Bidens aktuelle Ausführungen machen deutlich, dass die militärische Unterstützung für die Ukraine 2021 erheblich ausgeweitet wurde. Die USA gewährten der Ukraine „mehr Militärhilfe als je zuvor“.

Ein weiterer entscheidender Wendepunkt war die strategische Partnerschaft zwischen den USA und der Ukraine, die am 1. September 2021 verkündet wurde. Die USA erklärten aus diesem Anlass, dass sie „die versuchte Annexion der Krim durch Russland niemals anerkennen“ würden und „beabsichtigen, die Bemühungen der Ukraine zur Abwehr einer bewaffneten Aggression zu unterstützen“. Mit der strategischen Partnerschaft wurde die im März 2021 in einem ukrainischen Strategiedokument kodifizierte Doktrin gebilligt, dass die Ukraine die Krim und den Donbass „zurückerobern“ sollte, notfalls mit Gewalt.

Bei der Bekanntgabe der „strategischen Partnerschaft“ wies das Weiße Haus darauf hin, dass „die Vereinigten Staaten seit 2014 2,5 Milliarden Dollar für die Unterstützung der ukrainischen Streitkräfte bereitgestellt haben, davon allein in diesem Jahr mehr als 400 Millionen Dollar“.

Während die USA weiterhin Milliarden in Waffenlieferungen an die Ukraine steckten, veröffentlichte Russland im vergangenen Dezember eine Reihe von Forderungen nach Sicherheitsgarantien. Unter anderem wurde verlangt, dass die Ukraine nicht Mitglied der Nato werden dürfe. In anschließenden Interviews erklärte der russische Präsident Wladimir Putin, dass die Aufnahme der Ukraine in die Nato einen Krieg unausweichlich machen würde.

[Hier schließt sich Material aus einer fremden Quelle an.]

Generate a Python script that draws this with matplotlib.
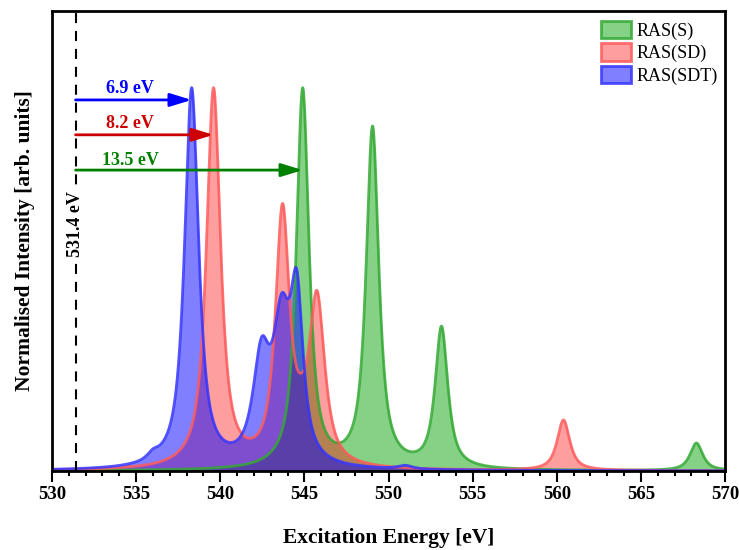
import numpy as np
import matplotlib
matplotlib.use("Agg")
import matplotlib.pyplot as plt
from matplotlib.patches import Patch
from matplotlib.ticker import MultipleLocator

plt.rcParams['font.family'] = ['Liberation Serif', 'DejaVu Serif']

# band positions (eV), normalised curve heights there and FWHM of each band
ras_s_energy = [544.9, 549.05, 553.15, 568.3]
ras_s_height = [1.0, 0.90, 0.378, 0.073]
ras_s_fwhm = [0.9, 0.9, 0.9, 0.9]

ras_sd_energy = [539.6, 543.7, 544.8, 545.75, 560.4]
ras_sd_height = [1.0, 0.698, 0.255, 0.471, 0.133]
ras_sd_fwhm = [1.0, 1.0, 1.0, 1.1, 0.9]

ras_sdt_energy = [536.0, 538.3, 542.45, 543.65, 544.55, 551.0]
ras_sdt_height = [0.058, 1.0, 0.349, 0.464, 0.526, 0.015]
ras_sdt_fwhm = [0.8, 1.0, 1.2, 1.2, 0.9, 1.0]

edge_energy = 531.4
shift_labels = ['6.9 eV', '8.2 eV', '13.5 eV']
shift_targets = [538.3, 539.6, 544.9]

ETA = 0.85  # Lorentzian fraction of the pseudo-Voigt line shape


def pvoigt(grid, e0, fwhm):
    g = fwhm / 2
    s = fwhm / 2.3548
    lor = g ** 2 / ((grid - e0) ** 2 + g ** 2)
    gau = np.exp(-(grid - e0) ** 2 / (2 * s ** 2))
    return ETA * lor + (1 - ETA) * gau


def spectrum(energies, heights, fwhm, grid):
    # amplitudes chosen so the summed bands pass through the given heights
    e = np.asarray(energies)
    m = np.array([[pvoigt(ei, ej, wj) for ej, wj in zip(e, fwhm)] for ei in e])
    amp = np.linalg.solve(m, np.asarray(heights))
    spec = sum(a * pvoigt(grid, ej, wj) for a, ej, wj in zip(amp, e, fwhm))
    return spec / spec.max()


grid = np.linspace(530, 570, 4001)
series = [
    ('RAS(S)', ras_s_energy, ras_s_height, ras_s_fwhm, '#00a000', 0.48, '#33a833'),
    ('RAS(SD)', ras_sd_energy, ras_sd_height, ras_sd_fwhm, '#ff0000', 0.38, '#ff5a5a'),
    ('RAS(SDT)', ras_sdt_energy, ras_sdt_height, ras_sdt_fwhm, '#0000ff', 0.5, '#3535ff'),
]

fig = plt.figure(figsize=(7.39, 5.5), dpi=100)
ax = fig.add_axes([52 / 739, 1 - 471 / 550, 673 / 739, 460 / 550])

handles = []
for name, en, hts, w, fc, alpha, lc in series:
    y = spectrum(en, hts, w, grid)
    ax.fill_between(grid, 0, y, color=fc, alpha=alpha, lw=0)
    ax.plot(grid, y, color=lc, lw=2, alpha=0.85)
    handles.append(Patch(facecolor=matplotlib.colors.to_rgba(fc, alpha),
                         edgecolor=matplotlib.colors.to_rgba(lc, 0.85), lw=2, label=name))

ax.axvline(edge_energy, color='k', lw=1.5, ls=(0, (4.8, 3.8)))
ax.text(edge_energy, 0.644, '531.4 eV', rotation=90, ha='center', va='center',
        fontsize=13, fontweight='bold',
        bbox=dict(facecolor='white', edgecolor='none', pad=1))

arrow_colors = ['#0000ff', '#cc0000', '#008000']
arrow_y = [0.968, 0.877, 0.785]
text_y = [0.998, 0.907, 0.811]
for lab, tgt, col, ya, yt in zip(shift_labels, shift_targets, arrow_colors, arrow_y, text_y):
    ax.annotate('', xy=(tgt, ya), xytext=(edge_energy, ya),
                arrowprops=dict(arrowstyle='-|>,head_length=0.65,head_width=0.2',
                                color=col, lw=2, mutation_scale=20,
                                shrinkA=0, shrinkB=0))
    ax.text(534.65, yt, lab, color=col, fontsize=13, fontweight='bold',
            ha='center', va='center')

ax.set_xlim(530, 570)
ax.set_ylim(0, 1.2)
ax.set_yticks([])
ax.xaxis.set_major_locator(MultipleLocator(5))
ax.xaxis.set_minor_locator(MultipleLocator(1))
ax.tick_params(axis='x', which='major', length=8, width=1.5, labelsize=13.5, pad=3)
ax.tick_params(axis='x', which='minor', length=3.5, width=1.5)
for lbl in ax.get_xticklabels():
    lbl.set_fontweight('bold')
for sp in ax.spines.values():
    sp.set_linewidth(2)

ax.set_xlabel('Excitation Energy [eV]', fontsize=15.5, fontweight='bold', labelpad=18)
ax.set_ylabel('Normalised Intensity [arb. units]', fontsize=15.5, fontweight='bold', labelpad=12)

ax.legend(handles=handles, loc='upper right', bbox_to_anchor=(1.0045, 1.0),
          frameon=False, fontsize=13,
          handlelength=1.67, handleheight=1.1, handletextpad=0.3,
          labelspacing=0.2, borderaxespad=0.35, borderpad=0.2)

fig.savefig('out.png', dpi=100)
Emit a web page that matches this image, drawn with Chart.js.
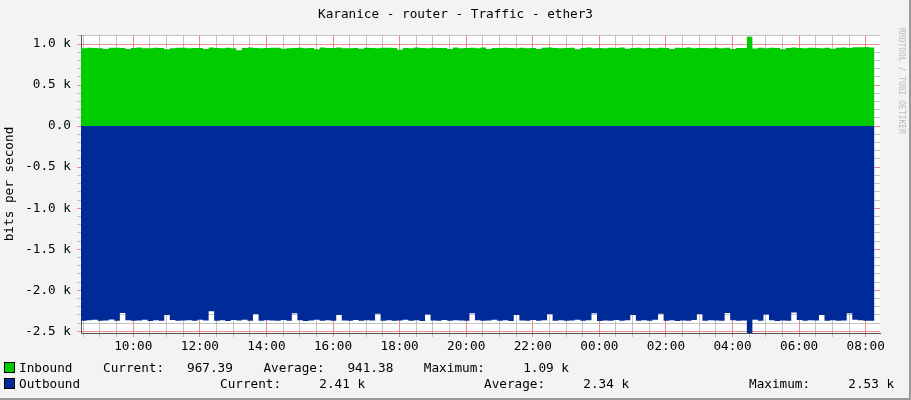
<!DOCTYPE html>
<html>
<head>
<meta charset="utf-8">
<script src="https://cdn.jsdelivr.net/npm/chart.js@4.4.1/dist/chart.umd.min.js"></script>
<style>
  body { margin: 0; background: #f3f3f3; }
  #wrap { position: relative; width: 911px; height: 400px; background: #f3f3f3; border-right: 2px solid #999; border-bottom: 2px solid #999; box-sizing: border-box; }
  #title { position: absolute; top: 6px; left: 0; width: 911px; text-align: center; font: 12.7px "DejaVu Sans Mono", monospace; color: #000; }
  .lg { position: absolute; font: 12.7px "DejaVu Sans Mono", monospace; color: #000; white-space: pre; }
  .sw { position: absolute; width: 9px; height: 9px; border: 1px solid #000; }
  #side { position: absolute; left: 897px; top: 28px; writing-mode: vertical-rl; font: 8px "DejaVu Sans Mono", monospace; color: #bbb; }
</style>
</head>
<body>
<div id="wrap">
  <canvas id="c" width="911" height="400"></canvas>
  <div id="title">Karanice - router - Traffic - ether3</div>
  <div id="side">RRDTOOL / TOBI OETIKER</div>
  <div class="sw" style="left:4px;top:362px;background:#00cc00"></div>
  <div class="lg" style="left:19px;top:360px">Inbound    Current:   967.39    Average:   941.38    Maximum:     1.09 k</div>
  <div class="sw" style="left:4px;top:378px;background:#002a97"></div>
  <div class="lg" style="left:19px;top:376px">Outbound</div>
  <div class="lg" style="left:220px;top:376px">Current:     2.41 k</div>
  <div class="lg" style="left:484px;top:376px">Average:     2.34 k</div>
  <div class="lg" style="left:749px;top:376px">Maximum:     2.53 k</div>
</div>
<script>
// time axis: hours of day, one sample every 10 minutes from 08:26
const startHour = 8.43;
const stepHour = 1 / 6;
const tickHours = [10, 12, 14, 16, 18, 20, 22, 24, 26, 28, 30, 32];

const inbound = [
  950,955,952,948,940,954,956,951,938,953,957,950,949,955,952,935,950,956,954,948,
  953,951,940,957,952,949,955,950,925,952,958,953,948,951,954,956,942,950,953,955,
  949,952,936,957,951,953,958,948,950,952,941,955,952,949,954,956,951,930,953,950,
  958,952,948,955,951,953,940,957,950,952,954,949,958,938,953,951,955,952,948,956,
  950,953,940,954,958,951,949,952,955,937,953,957,950,952,948,954,951,958,941,952,
  955,949,953,950,956,952,938,954,951,958,949,953,952,948,955,950,956,940,953,951,
  1090,947,954,950,956,952,936,953,958,951,949,955,952,950,956,941,954,958,951,960,
  962,964,958,966
];
const outbound = [
  -2370,-2365,-2360,-2372,-2368,-2355,-2370,-2275,-2365,-2372,-2368,-2360,-2374,-2366,-2370,-2300,-2362,-2371,-2368,-2365,
  -2372,-2360,-2368,-2255,-2370,-2366,-2373,-2362,-2368,-2360,-2370,-2290,-2372,-2365,-2368,-2371,-2362,-2370,-2280,-2366,
  -2373,-2368,-2360,-2370,-2364,-2372,-2300,-2368,-2370,-2362,-2371,-2366,-2368,-2285,-2370,-2364,-2372,-2368,-2360,-2370,
  -2366,-2373,-2295,-2368,-2370,-2362,-2371,-2366,-2368,-2370,-2278,-2364,-2372,-2368,-2360,-2370,-2366,-2373,-2300,-2368,
  -2370,-2362,-2371,-2366,-2290,-2370,-2364,-2372,-2368,-2360,-2370,-2366,-2280,-2373,-2368,-2370,-2362,-2371,-2366,-2300,
  -2370,-2364,-2372,-2360,-2285,-2370,-2366,-2373,-2368,-2370,-2362,-2290,-2371,-2366,-2368,-2370,-2275,-2364,-2372,-2368,
  -2530,-2360,-2370,-2295,-2366,-2373,-2368,-2370,-2270,-2362,-2371,-2366,-2368,-2300,-2370,-2364,-2372,-2368,-2280,-2360,
  -2366,-2370,-2372,-2395
];
const yTicks = [-2500, -2000, -1500, -1000, -500, 0, 500, 1000];

const times = inbound.map((_, i) => startHour + i * stepHour);
const toPts = arr => arr.map((v, i) => ({ x: times[i], y: v }));
const endHour = startHour + 24;

const hourLabel = h => String(Math.round(h) % 24).padStart(2, "0") + ":00";

new Chart(document.getElementById("c"), {
  type: "line",
  data: {
    datasets: [
      { data: toPts(inbound), borderWidth: 0, backgroundColor: "#00cc00", fill: "origin", stepped: true, pointRadius: 0 },
      { data: toPts(outbound), borderWidth: 0, backgroundColor: "#002a97", fill: "origin", stepped: true, pointRadius: 0 }
    ]
  },
  options: {
    responsive: false,
    animation: false,
    layout: { padding: { top: 35, right: 31, left: 0, bottom: 0 } },
    plugins: { legend: { display: false }, tooltip: { enabled: false } },
    scales: {
      x: {
        type: "linear",
        min: startHour,
        max: endHour,
        afterFit: s => { s.height = 67; },
        afterBuildTicks: s => {
          const t = [];
          for (let h = 8.5; h < endHour; h += 0.5) t.push({ value: h });
          s.ticks = t;
        },
        ticks: {
          autoSkip: false, maxRotation: 0, padding: 2,
          color: "#000", font: { family: "DejaVu Sans Mono", size: 12.7 },
          callback: v => tickHours.includes(v) ? hourLabel(v) : ""
        },
        grid: {
          color: c => tickHours.includes(c.tick.value) ? "rgba(230,110,110,0.8)" : "rgba(170,170,170,0.7)",
          tickLength: 4,
          lineWidth: 1
        },
        border: { color: "#555", dash: [] }
      },
      y: {
        min: -2520,
        max: 1110,
        afterFit: s => { s.width = 81; },
        afterBuildTicks: s => {
          const t = [];
          for (let v = -2500; v <= 1100; v += 100) t.push({ value: v });
          s.ticks = t;
        },
        title: { display: true, text: "bits per second", color: "#000", font: { family: "DejaVu Sans Mono", size: 12.7 }, padding: 2 },
        ticks: {
          autoSkip: false, padding: 6,
          color: "#000", font: { family: "DejaVu Sans Mono", size: 12.7 },
          callback: v => yTicks.includes(v) ? (v === 0 ? "0.0" : (v / 1000).toFixed(1) + " k") : ""
        },
        grid: {
          color: c => yTicks.includes(c.tick.value) ? "rgba(230,110,110,0.8)" : "rgba(170,170,170,0.7)",
          tickLength: 4
        },
        border: { color: "#555" }
      }
    }
  },
  plugins: [{
    id: "plotBg",
    beforeDraw: ch => {
      const a = ch.chartArea, g = ch.ctx;
      g.save(); g.fillStyle = "#fff"; g.fillRect(a.left, a.top, a.right - a.left, a.bottom - a.top); g.restore();
    }
  }]
});
</script>
</body>
</html>
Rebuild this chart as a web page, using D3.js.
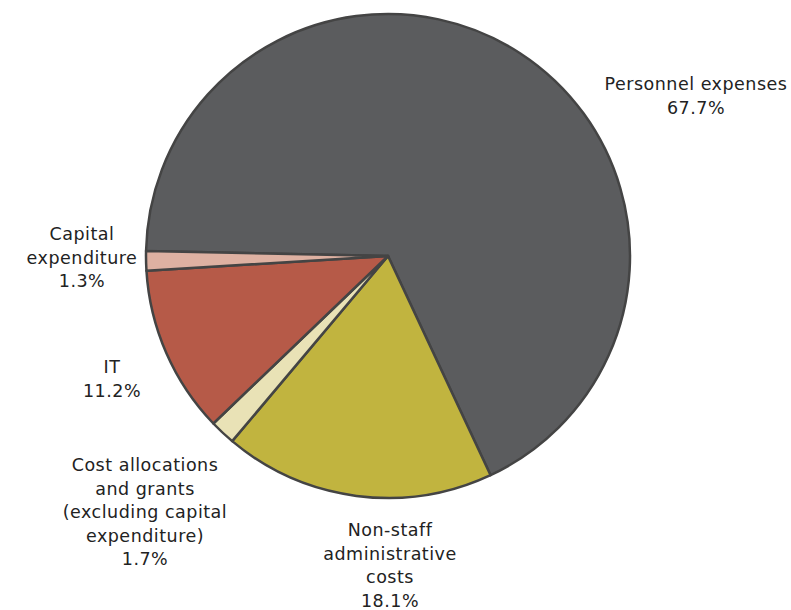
<!DOCTYPE html>
<html>
<head>
<meta charset="utf-8">
<script src="https://cdn.jsdelivr.net/npm/d3@7"></script>
<style>
  body { margin: 0; background: #fff; }
  text { font-family: "DejaVu Sans", Verdana, sans-serif; font-size: 17.5px; letter-spacing: 0.5px; fill: #222; }
</style>
</head>
<body>
<svg id="pie" width="791" height="610"></svg>
<script>
(function () {
    const categories = ["Personnel expenses", "Non-staff administrative costs",
        "Cost allocations and grants (excluding capital expenditure)", "IT", "Capital expenditure"]
    const values = [67.7, 18.1, 1.7, 11.2, 1.3]
    const labelLines = [
        ["Personnel expenses", "67.7%"],
        ["Non-staff", "administrative", "costs", "18.1%"],
        ["Cost allocations", "and grants", "(excluding capital", "expenditure)", "1.7%"],
        ["IT", "11.2%"],
        ["Capital", "expenditure", "1.3%"]
    ]
    const colors = ["#5b5c5e", "#c1b43f", "#e9e2b6", "#b65a48", "#deb1a2"]

    const width = 791, height = 610
    const cx = 388, cy = 256, radius = 242
    // label anchor (baseline of first line) per slice
    const labelPos = [[696, 90], [390, 536], [145, 471], [112, 373], [82, 240]]
    const lineH = 23.6

    const svg = d3.select("#pie")
    const chart = svg.append("g").attr("transform", `translate(${cx},${cy})`)

    const start = -88.8 * Math.PI / 180
    const pie = d3.pie().sort(null)
        .startAngle(start).endAngle(start + 2 * Math.PI)
    const arc = d3.arc().innerRadius(0).outerRadius(radius)

    const arcs = pie(values)

    chart.selectAll("path")
        .data(arcs)
        .enter()
        .append("path")
        .attr("d", arc)
        .style("fill", (d, i) => colors[i])
        .style("stroke", "#444")
        .style("stroke-width", 2.5)
        .style("stroke-linejoin", "round")

    // labels
    const labels = svg.append("g").selectAll("text")
        .data(labelLines)
        .enter()
        .append("text")
        .attr("text-anchor", "middle")
        .attr("x", (d, i) => labelPos[i][0])
        .attr("y", (d, i) => labelPos[i][1])

    labels.selectAll("tspan")
        .data((d, i) => d.map(t => ({ t: t, i: i })))
        .enter()
        .append("tspan")
        .attr("x", d => labelPos[d.i][0])
        .attr("dy", (d, j) => j === 0 ? 0 : lineH)
        .text(d => d.t)
})();
</script>
</body>
</html>
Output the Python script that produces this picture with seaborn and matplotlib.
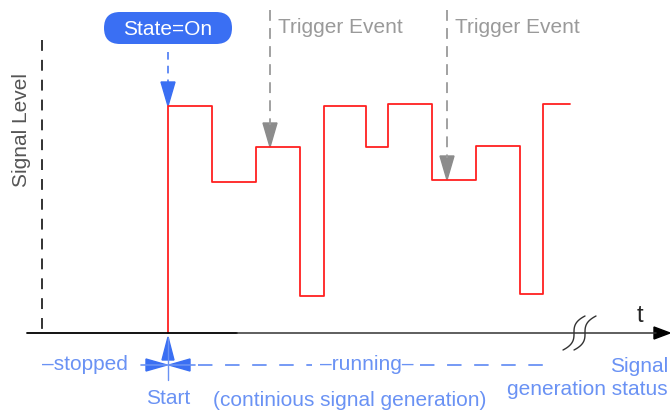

Als sich die Regierung Biden weigerte, auf Russlands Forderungen nach Sicherheitsgarantien einzugehen, ließ Russland dieser Warnung Taten folgen. Im Dezember 2021 hatte Biden ausdrücklich erklärt: „Ich lasse mir von niemandem roten Linien vorgeben.“

Diese Vorgeschichte erklärt die Gewissheit, mit der das Weiße Haus den Einmarsch Russlands in die Ukraine vorhersagte. So sagte Biden am 20. Januar 2022: „Ich vermute, dass er einmarschieren wird. Er muss etwas tun.“ Wenn Biden zu dieser präzisen Vorhersage in der Lage war, dann deshalb, weil seine Regierung auf eben diesen Ausgang hingearbeitet hatte.